→ WHAT TO DO:
Return the material word for word. Do not include the pictures.

━━━━

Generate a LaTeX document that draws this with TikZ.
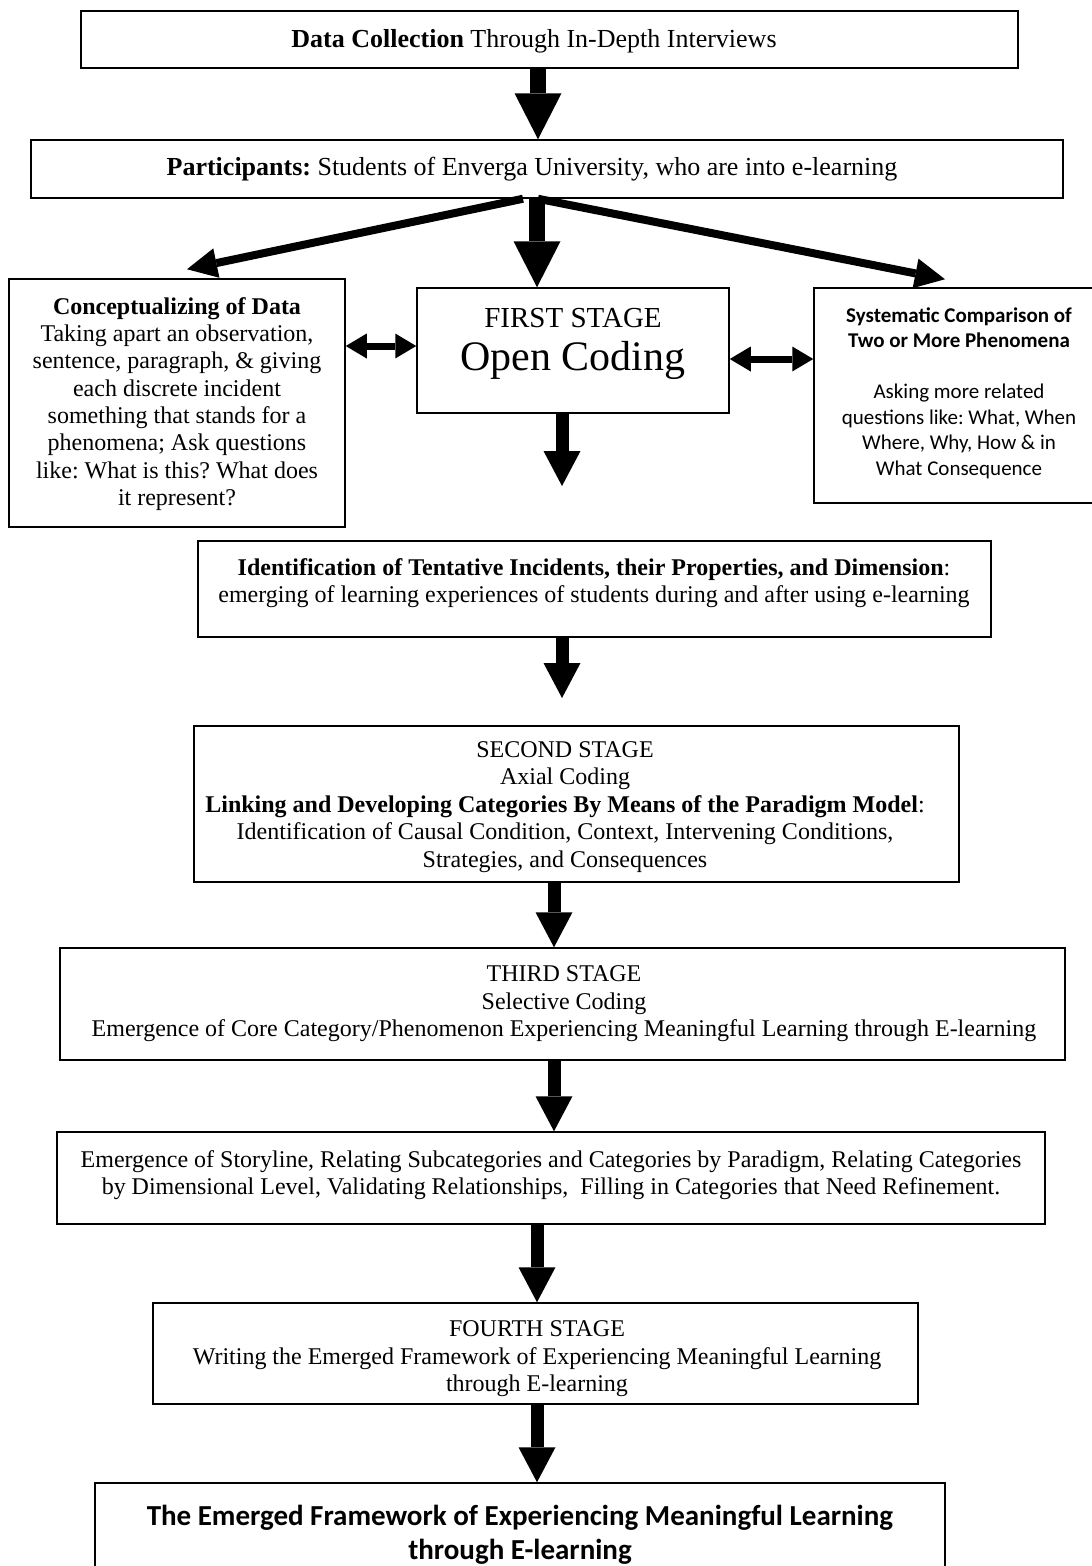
\documentclass[tikz,border=0pt]{standalone}
\usepackage{fontspec}
\setmainfont{Liberation Serif}
\newfontfamily\calfont{Carlito}
\usetikzlibrary{arrows.meta}
\frenchspacing
\begin{document}
\begin{tikzpicture}[x=1pt,y=-1pt,
  box/.style={draw, line width=1.5pt, rectangle, inner sep=0pt},
  txt/.style={align=center, inner sep=0pt, font=\fontsize{24}{27.5}\selectfont},
  bigtxt/.style={align=center, inner sep=0pt, font=\fontsize{26}{30}\selectfont},
  bigarrow/.style={line width=16pt, -{Triangle[width=47pt,length=46pt,line width=0pt]}},
  midarrow/.style={line width=13pt, -{Triangle[width=37pt,length=35pt,line width=0pt]}},
  slantarrow/.style={line width=8pt, -{Triangle[width=30pt,length=30pt,line width=0pt]}},
  dblarrow/.style={line width=7pt, {Triangle[width=25pt,length=21pt,line width=0pt]}-{Triangle[width=25pt,length=21pt,line width=0pt]}}
]
\useasboundingbox (0,0) rectangle (1092,1566);
\fill[white] (0,0) rectangle (1092,1566);

% boxes
\node[box, minimum width=937pt, minimum height=57pt] (box1) at (549.5,39.5) {};
\node[box, minimum width=1032pt, minimum height=58pt] (box2) at (547,169) {};
\node[box, minimum width=336pt, minimum height=248pt] (concept) at (177,403) {};
\node[box, minimum width=312pt, minimum height=125pt] (first) at (573,350.5) {};
\node[box, minimum width=290pt, minimum height=215pt] (sys) at (959,395.5) {};
\node[box, minimum width=793pt, minimum height=96pt] (ident) at (594.5,589) {};
\node[box, minimum width=765pt, minimum height=156pt] (second) at (576.5,804) {};
\node[box, minimum width=1005pt, minimum height=112pt] (third) at (562.5,1004) {};
\node[box, minimum width=988pt, minimum height=92pt] (story) at (551,1178) {};
\node[box, minimum width=765pt, minimum height=101pt] (fourth) at (535.5,1353.5) {};
\node[box, minimum width=850pt, minimum height=140pt] (final) at (520,1553) {};

% texts
\node[bigtxt] (t1) at (534,41) {\textbf{Data Collection} Through In-Depth Interviews};
\node[bigtxt] (t2) at (532,169) {\textbf{Participants:} Students of Enverga University, who are into e-learning};
\node[txt, font=\fontsize{24}{27.3}\selectfont] (tc) at (177,404) {\textbf{Conceptualizing of Data}\\Taking apart an observation,\\sentence, paragraph, \& giving\\each discrete incident\\something that stands for a\\phenomena; Ask questions\\like: What is this? What does\\it represent?};
\node[anchor=base, inner sep=0pt, font=\fontsize{29}{33}\selectfont] (tf1) at (573,327) {FIRST STAGE};
\node[anchor=base, inner sep=0pt, font=\fontsize{42}{46}\selectfont] (tf2) at (573,370) {Open Coding};
\node[align=center, inner sep=0pt, font=\calfont\fontsize{21}{25.5}\selectfont] (ts) at (959,393) {\textbf{Systematic Comparison of}\\\textbf{Two or More Phenomena}\\[25.5pt]Asking more related\\questions like: What, When\\Where, Why, How \& in\\What Consequence};
\node[txt] (tid) at (594,583) {\textbf{Identification of Tentative Incidents, their Properties, and Dimension}:\\emerging of learning experiences of students during and after using e-learning};
\node[txt] (tsec) at (565,807) {SECOND STAGE\\Axial Coding\\\textbf{Linking and Developing Categories By Means of the Paradigm Model}:\\Identification of Causal Condition, Context, Intervening Conditions,\\Strategies, and Consequences};
\node[txt] (tthird) at (564,1004) {THIRD STAGE\\Selective Coding\\Emergence of Core Category/Phenomenon Experiencing Meaningful Learning through E-learning};
\node[txt] (tstory) at (551,1175) {Emergence of Storyline, Relating Subcategories and Categories by Paradigm, Relating Categories\\by Dimensional Level, Validating Relationships,\ \ Filling in Categories that Need Refinement.};
\node[txt] (tfourth) at (537,1359) {FOURTH STAGE\\Writing the Emerged Framework of Experiencing Meaningful Learning\\through E-learning};
\node[align=center, inner sep=0pt, font=\calfont\bfseries\fontsize{29}{34}\selectfont] (tfinal) at (520,1535) {The Emerged Framework of Experiencing Meaningful Learning\\through E-learning};

% free ends
\coordinate (fe1) at (562,486);
\coordinate (fe2) at (562,698);

% connectors
\draw[bigarrow] ([xshift=-11.5pt]box1.south) -- ([xshift=-9pt]box2.north);
\draw[bigarrow] ([xshift=-10pt]box2.south) -- ([xshift=-36pt]first.north);
\draw[slantarrow] ([xshift=-24pt]box2.south) -- ([xshift=10pt,yshift=9pt]concept.north);
\draw[slantarrow] ([xshift=-9pt]box2.south) -- ([xshift=-14pt,yshift=8pt]sys.north);
\draw[dblarrow] ([yshift=57pt]concept.east) -- ([yshift=4.5pt]first.west);
\draw[dblarrow] ([yshift=-8.5pt]first.east) -- ([yshift=36.5pt]sys.west);
\draw[midarrow] ([xshift=-11pt]first.south) -- (fe1);
\draw[midarrow] ([xshift=-32.5pt]ident.south) -- (fe2);
\draw[midarrow] ([xshift=-22.5pt]second.south) -- ([xshift=-8.5pt]third.north);
\draw[midarrow] ([xshift=-8.5pt]third.south) -- ([xshift=3pt]story.north);
\draw[midarrow] ([xshift=-14pt]story.south) -- ([xshift=1.5pt]fourth.north);
\draw[midarrow] ([xshift=1.5pt]fourth.south) -- ([xshift=17pt]final.north);
\end{tikzpicture}
\end{document}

━━━━

→ OUTPUT BELOW:
Generate a LaTeX document that draws this with TikZ.
\documentclass[tikz,border=0pt]{standalone}
\usepackage{fontspec}
\setmainfont{Liberation Serif}
\newfontfamily\calfont{Carlito}
\usetikzlibrary{arrows.meta}
\frenchspacing
\begin{document}
\begin{tikzpicture}[x=1pt,y=-1pt,
  box/.style={draw, line width=1.5pt, rectangle, inner sep=0pt},
  txt/.style={align=center, inner sep=0pt, font=\fontsize{24}{27.5}\selectfont},
  bigtxt/.style={align=center, inner sep=0pt, font=\fontsize{26}{30}\selectfont},
  bigarrow/.style={line width=16pt, -{Triangle[width=47pt,length=46pt,line width=0pt]}},
  midarrow/.style={line width=13pt, -{Triangle[width=37pt,length=35pt,line width=0pt]}},
  slantarrow/.style={line width=8pt, -{Triangle[width=30pt,length=30pt,line width=0pt]}},
  dblarrow/.style={line width=7pt, {Triangle[width=25pt,length=21pt,line width=0pt]}-{Triangle[width=25pt,length=21pt,line width=0pt]}}
]
\useasboundingbox (0,0) rectangle (1092,1566);
\fill[white] (0,0) rectangle (1092,1566);

% boxes
\node[box, minimum width=937pt, minimum height=57pt] (box1) at (549.5,39.5) {};
\node[box, minimum width=1032pt, minimum height=58pt] (box2) at (547,169) {};
\node[box, minimum width=336pt, minimum height=248pt] (concept) at (177,403) {};
\node[box, minimum width=312pt, minimum height=125pt] (first) at (573,350.5) {};
\node[box, minimum width=290pt, minimum height=215pt] (sys) at (959,395.5) {};
\node[box, minimum width=793pt, minimum height=96pt] (ident) at (594.5,589) {};
\node[box, minimum width=765pt, minimum height=156pt] (second) at (576.5,804) {};
\node[box, minimum width=1005pt, minimum height=112pt] (third) at (562.5,1004) {};
\node[box, minimum width=988pt, minimum height=92pt] (story) at (551,1178) {};
\node[box, minimum width=765pt, minimum height=101pt] (fourth) at (535.5,1353.5) {};
\node[box, minimum width=850pt, minimum height=140pt] (final) at (520,1553) {};

% texts
\node[bigtxt] (t1) at (534,41) {\textbf{Data Collection} Through In-Depth Interviews};
\node[bigtxt] (t2) at (532,169) {\textbf{Participants:} Students of Enverga University, who are into e-learning};
\node[txt, font=\fontsize{24}{27.3}\selectfont] (tc) at (177,404) {\textbf{Conceptualizing of Data}\\Taking apart an observation,\\sentence, paragraph, \& giving\\each discrete incident\\something that stands for a\\phenomena; Ask questions\\like: What is this? What does\\it represent?};
\node[anchor=base, inner sep=0pt, font=\fontsize{29}{33}\selectfont] (tf1) at (573,327) {FIRST STAGE};
\node[anchor=base, inner sep=0pt, font=\fontsize{42}{46}\selectfont] (tf2) at (573,370) {Open Coding};
\node[align=center, inner sep=0pt, font=\calfont\fontsize{21}{25.5}\selectfont] (ts) at (959,393) {\textbf{Systematic Comparison of}\\\textbf{Two or More Phenomena}\\[25.5pt]Asking more related\\questions like: What, When\\Where, Why, How \& in\\What Consequence};
\node[txt] (tid) at (594,583) {\textbf{Identification of Tentative Incidents, their Properties, and Dimension}:\\emerging of learning experiences of students during and after using e-learning};
\node[txt] (tsec) at (565,807) {SECOND STAGE\\Axial Coding\\\textbf{Linking and Developing Categories By Means of the Paradigm Model}:\\Identification of Causal Condition, Context, Intervening Conditions,\\Strategies, and Consequences};
\node[txt] (tthird) at (564,1004) {THIRD STAGE\\Selective Coding\\Emergence of Core Category/Phenomenon Experiencing Meaningful Learning through E-learning};
\node[txt] (tstory) at (551,1175) {Emergence of Storyline, Relating Subcategories and Categories by Paradigm, Relating Categories\\by Dimensional Level, Validating Relationships,\ \ Filling in Categories that Need Refinement.};
\node[txt] (tfourth) at (537,1359) {FOURTH STAGE\\Writing the Emerged Framework of Experiencing Meaningful Learning\\through E-learning};
\node[align=center, inner sep=0pt, font=\calfont\bfseries\fontsize{29}{34}\selectfont] (tfinal) at (520,1535) {The Emerged Framework of Experiencing Meaningful Learning\\through E-learning};

% free ends
\coordinate (fe1) at (562,486);
\coordinate (fe2) at (562,698);

% connectors
\draw[bigarrow] ([xshift=-11.5pt]box1.south) -- ([xshift=-9pt]box2.north);
\draw[bigarrow] ([xshift=-10pt]box2.south) -- ([xshift=-36pt]first.north);
\draw[slantarrow] ([xshift=-24pt]box2.south) -- ([xshift=10pt,yshift=9pt]concept.north);
\draw[slantarrow] ([xshift=-9pt]box2.south) -- ([xshift=-14pt,yshift=8pt]sys.north);
\draw[dblarrow] ([yshift=57pt]concept.east) -- ([yshift=4.5pt]first.west);
\draw[dblarrow] ([yshift=-8.5pt]first.east) -- ([yshift=36.5pt]sys.west);
\draw[midarrow] ([xshift=-11pt]first.south) -- (fe1);
\draw[midarrow] ([xshift=-32.5pt]ident.south) -- (fe2);
\draw[midarrow] ([xshift=-22.5pt]second.south) -- ([xshift=-8.5pt]third.north);
\draw[midarrow] ([xshift=-8.5pt]third.south) -- ([xshift=3pt]story.north);
\draw[midarrow] ([xshift=-14pt]story.south) -- ([xshift=1.5pt]fourth.north);
\draw[midarrow] ([xshift=1.5pt]fourth.south) -- ([xshift=17pt]final.north);
\end{tikzpicture}
\end{document}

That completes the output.